NOAA recently announced that it is recommending more than $11 million in funding for 50 projects across the nation.
Of the 50 projects selected nationally, 22 projects in the Greater Atlantic Region are requesting over $4.6 million in federal support.
For more than 60 years, NOAA has awarded grant funding under the Saltonstall-Kennedy program to organizations across the country. Funds address needs of fishing communities, support economic opportunities and build and maintain resilient and sustainable fisheries.
“These projects represent the best in cutting-edge science and research,” said NOAA administrator Kathryn Sullivan, Ph.D. “They will help us better understand fish ecosystems, reduce bycatch, advance fish farming and improve fisheries management. All of these things help restore our fisheries and support economic growth.”
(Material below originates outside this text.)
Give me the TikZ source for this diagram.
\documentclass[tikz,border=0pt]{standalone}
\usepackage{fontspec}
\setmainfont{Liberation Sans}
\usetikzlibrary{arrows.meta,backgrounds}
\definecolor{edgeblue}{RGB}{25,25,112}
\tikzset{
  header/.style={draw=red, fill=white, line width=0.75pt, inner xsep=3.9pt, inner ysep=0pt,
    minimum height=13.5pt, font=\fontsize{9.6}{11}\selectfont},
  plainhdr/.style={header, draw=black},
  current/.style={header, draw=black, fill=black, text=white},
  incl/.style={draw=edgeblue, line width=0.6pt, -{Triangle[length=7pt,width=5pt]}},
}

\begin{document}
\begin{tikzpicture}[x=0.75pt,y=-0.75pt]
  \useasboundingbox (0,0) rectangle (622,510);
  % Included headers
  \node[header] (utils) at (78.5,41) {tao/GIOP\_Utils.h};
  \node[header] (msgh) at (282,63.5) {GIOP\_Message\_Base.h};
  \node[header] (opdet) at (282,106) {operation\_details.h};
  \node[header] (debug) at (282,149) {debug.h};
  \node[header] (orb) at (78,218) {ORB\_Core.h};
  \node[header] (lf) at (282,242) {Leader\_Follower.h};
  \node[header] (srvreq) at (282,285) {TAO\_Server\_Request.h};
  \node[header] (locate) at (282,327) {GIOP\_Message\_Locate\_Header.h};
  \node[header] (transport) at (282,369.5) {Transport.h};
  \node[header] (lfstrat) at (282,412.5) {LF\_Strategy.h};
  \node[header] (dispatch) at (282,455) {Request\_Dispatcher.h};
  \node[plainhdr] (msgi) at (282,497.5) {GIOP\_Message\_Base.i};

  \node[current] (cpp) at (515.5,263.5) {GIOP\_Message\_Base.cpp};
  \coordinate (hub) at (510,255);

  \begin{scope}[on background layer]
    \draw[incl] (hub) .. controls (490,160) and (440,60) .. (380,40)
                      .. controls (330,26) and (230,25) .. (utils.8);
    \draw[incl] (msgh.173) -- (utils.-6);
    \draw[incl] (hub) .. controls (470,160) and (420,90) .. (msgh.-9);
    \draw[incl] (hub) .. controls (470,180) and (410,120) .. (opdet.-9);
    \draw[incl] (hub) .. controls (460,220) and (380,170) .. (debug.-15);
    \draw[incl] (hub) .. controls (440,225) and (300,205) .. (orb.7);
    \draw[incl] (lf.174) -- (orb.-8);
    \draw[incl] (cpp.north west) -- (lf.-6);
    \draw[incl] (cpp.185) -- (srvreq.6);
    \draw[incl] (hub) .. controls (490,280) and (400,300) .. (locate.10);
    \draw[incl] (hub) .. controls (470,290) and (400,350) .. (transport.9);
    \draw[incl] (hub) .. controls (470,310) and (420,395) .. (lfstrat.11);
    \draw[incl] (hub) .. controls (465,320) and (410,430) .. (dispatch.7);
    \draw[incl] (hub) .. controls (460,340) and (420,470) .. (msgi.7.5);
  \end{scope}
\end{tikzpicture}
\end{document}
Demand for information, data, service and funding from federal agencies continues to grow. This year, NOAA received a record number of proposals—325 applications requesting nearly $77 million. In order to better match research and development proposals with mission needs and goals, this year’s recommended projects fall into seven priorities: Aquaculture, techniques to reduce bycatch, adaptation to long-term climate and ecosystem change, socio-economic research, fishery data collection, promotion, development and marketing and science in U.S. territories.
“NOAA continues to work with researchers, the fishing industry, coastal communities, and other stakeholders to build sustainable fisheries and we will continue to fund opportunities like these that help to preserve our ocean for future generations,” said Sullivan.
Proposals underwent a rigorous evaluation process, including extensive technical review both within the agency and by an external constituent panel before final agency review.
At this point in the selection process, the application approval and recommended funding is not final. Divisions of NOAA and the Department of Commerce, NOAA’s parent agency, must still give final approval before successful applicants receive funding near the end of the fiscal year.